えっ。思わず声が出そうになった。Aさんとずっと一緒にいるような雰囲気だったのに。ところが次の方も「私は去年出逢って」その次の方も「2年前に……」と話が続いた。今ここにいる全員がAさんと出逢ってから3年以上経過していなかった。かくいう私も、去年出逢ったばかりだ。

なーんだ。

肩から力が抜けた。

口々にAさんに助けられたことや、お世話になったことを話していて、また照れくさそうにAさんは笑っていた。

まだ出会って間もないのに、こんなに慕われているなんて。しかしAさんを見ていれば「それはそうだろう」と言わざるを得なかった。一気に人を引きつける魅力がある。だからわたしも、今日の誕生日に参加したのだ。

その日はおおいに飲んで、ふらふらになりながら電車に乗った。しかし、しばらく揺られていると何だか寂しくなってしまった。今年の誕生日も、そういえば私も3年以内に出逢った人にお祝いされていた。今で身の回りにいる人たちは、もうじき3年目、4年目を迎える。そろそろ節目を迎えて一度別れることになるのかと思うと、やはり心が苦しかった。

人の縁は3年。何の根拠もないジンクスかもしれないけれど、私にとっては経験則として充分な重みを持っていた。
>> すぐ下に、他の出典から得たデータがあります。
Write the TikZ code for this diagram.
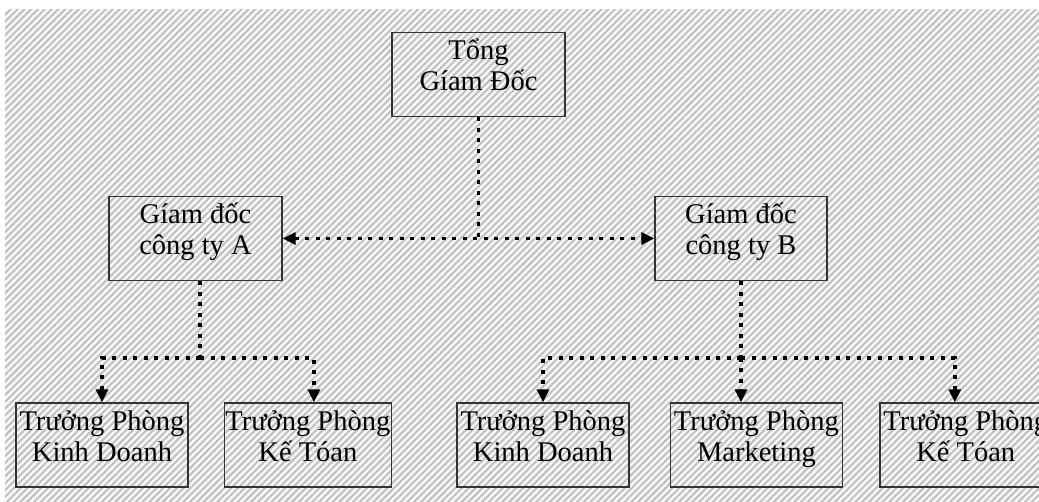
\documentclass[tikz,border=0pt]{standalone}
\usepackage{fontspec}
\setmainfont{Liberation Serif}
\usetikzlibrary{positioning,arrows.meta,patterns.meta}

\begin{document}
\begin{tikzpicture}[
    x=1pt, y=-1pt,
    post/.style={draw=black!80, line width=1.4pt, minimum width=172pt, text height=58pt, text depth=26pt, inner sep=0pt, align=center, font=\fontsize{28.5pt}{31pt}\selectfont},
    link/.style={line width=3.8pt, dash pattern=on 4pt off 6.5pt},
    linkarrow/.style={link, -{Triangle[length=13pt,width=12pt]}},
    node distance=35pt
]

% Hatched background
\useasboundingbox (0,0) rectangle (1039,502);
\fill[gray!6] (5,10) rectangle (1039,502);
\path[pattern={Lines[angle=45,distance=4.8pt,line width=2pt]}, pattern color=gray!50] (5,10) rectangle (1039,502);

% Top
\node[post, minimum width=173pt] (tong) at (478.5,74.5) {Tổng\\Gíam Đốc};

% Directors
\node[post, minimum width=173pt] (gdA) at (195.5,238.5) {Gíam đốc\\công ty A};
\node[post] (gdB) at (741,238.5) {Gíam đốc\\công ty B};

% Departments of A
\node[post] (kdA) at (102,445) {Trưởng Phòng\\Kinh Doanh};
\node[post, minimum width=167pt, right=35pt of kdA] (ktA) {Trưởng Phòng\\Kế Tóan};

% Departments of B
\node[post] (kdB) at (543,445) {Trưởng Phòng\\Kinh Doanh};
\node[post, right=40pt of kdB] (mkt) {Trưởng Phòng\\Marketing};
\node[post, right=36pt of mkt] (ktB) {Trưởng Phòng\\Kế Tóan};

% Top links
\coordinate (jtop) at (tong.south |- gdA.east);
\draw[link] (tong.south) -- (jtop);
\draw[link, {Triangle[length=13pt,width=12pt]}-{Triangle[length=13pt,width=12pt]}] (gdA.east) -- (gdB.west);

% Links of A
\coordinate (ja) at (200,358);
\draw[link] (gdA.south -| ja) -- (ja);
\draw[linkarrow] (ja) -| (kdA.north);
\draw[linkarrow] (ja) -| ([xshift=6pt]ktA.north);

% Links of B
\coordinate (jb) at (gdB.south |- ja);
\draw[link] (gdB.south) -- (jb);
\draw[linkarrow] (jb) -- (jb |- mkt.north);
\draw[linkarrow] (jb) -| (kdB.north);
\draw[linkarrow] (jb) -| ([xshift=-11pt]ktB.north);

\end{tikzpicture}
\end{document}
そしてずっと一緒にいたいと思う人が、ずいぶん増えてしまったことを実感した。離れてしまう、別れてしまうというのは本当に寂しい。

離れたくないと思っている時ほど、寂しさは募っていく。こんな感覚は、恋人と付き合って以後生まれた。自分が誰かから好かれるという思い上がりがふつふつと湧いてきて、それがリセットされていくことから目をそらし、自分を見ていて欲しいと望んでしまう。

これさえなければ、随分楽なんだけどなぁ。

夢中になって、走って走って、気がつくと周りに誰もいなかったり「またね」といって離れていく。それがイヤで、また顔を合わせるのも辛くて「またね」と言われる前に自分から消え去ってしまいたくなる。

出会ったときは、程なくして別れ方を考える。深入りしないように、ベタベタしないように、いつ「またね」と言われても良いように。ずっとそうだったはずなのに、誰かが側にいてくれるはずだと僅かに期待するようになってしまったこの変なクセは、深く心に根を張るばかりで、いつまでたっても抜けてはくれないのだ。